Георгий Кнабе - Древний рим — история и повседневность читать онлайн бесплатно
Точно так же обстояло дело с массовым раздражением, которое вызывала эпатирующая демонстрация богатства, заключенная в пользовании носилками. Причины его опять-таки лежали ниже и глубже, чем политика или идеология, в тех сокровенных, но непререкаемо живых слоях общественного подсознания, где вековой и на поверхности изжитый исторический опыт народа отлился в формы повседневного поведения, в безотчетные вкусы и антипатии, в традиции быта. В конце республики и в I в. н.э. в Риме обращались фантастические суммы денег. Император Вителлий за год проел 900 млн. сестерциев, временщик Нерона и Клавдиев Вибий Крисп был богаче императора Августа, деньги были главной жизненной ценностью. Но общее представление о нравственном и должном по-прежнему коренилось в натурально-общинных формах жизни, и денежное богатство было желанным, но в то же время и каким-то нечистым, постыдным. Жена Августа Ливия сама пряла шерсть в атрии императорского дворца, принцепсы проводили законы против роскоши, Веспасиан экономил по грошу, Плиний славил vetus parsimonia (древнюю бережливость), и восемь сирийцев-лектикариев, из которых каждый должен был стоить не меньше полумиллиона, оскорбляли заложенные в незапамятные времена, но внятные каждому представления о приличном и допустимом.

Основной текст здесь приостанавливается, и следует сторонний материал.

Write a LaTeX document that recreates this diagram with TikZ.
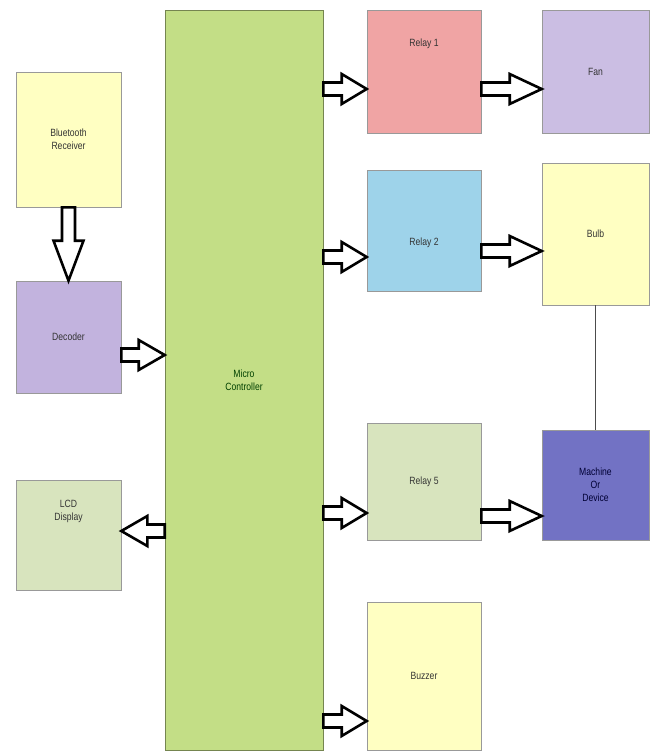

Дело, однако, тут было, как мы видели, не только в богатстве. Свободнорожденный римский гражданин проводил большую часть своего времени в толпе - заполнившей Форум, базилики, термы, собравшейся в амфитеатре или цирке, сбежавшейся на религиозную церемонию, разместившейся за столами во время коллективной трапезы. Такое пребывание в толпе не было внешним и вынужденным неудобством; напротив того, оно ощущалось как ценность, как источник острой коллективной положительной эмоции, так как гальванизировало чувство общинной солидарности и равенства, почти уже исчезнувшее из реальных общественных отношений, оскорбляемое ежедневно и ежечасно, но гнездившееся в самом корне римской жизни, упорно не исчезавшее и тем более властно требовавшее компенсаторного удовлетворения[165]. Сухой и злобный Катон Старший таял душой во время коллективных трапез религиозной коллегии; Август, дабы повысить свою популярность, возродил собрания, церемонии и совместные трапезы жителей городских кварталов; сельский культ "доброй межи", объединявший на несколько дней января, в перерыве между полевыми трудами, соседей, рабов и хозяев, выстоял и сохранился на протяжении всей ранней империи; цирковые игры и массовые зрелища рассматривались как часть res publica ("народного дела") и регулировались должностными лицами. Попытки выделиться из толпы и встать над ней оскорбляли это архаическое и непреходящее чувство римского, полисного, гражданского равенства, ассоциировались с нравами восточных деспотий. Ненависть Ювенала, Марциала, их соотечественников и современников к выскочкам, богачам, гордецам, плывущим в открытых носилках над головами сограждан, взирая на них "с высоты своих мягких подушек", росла отсюда.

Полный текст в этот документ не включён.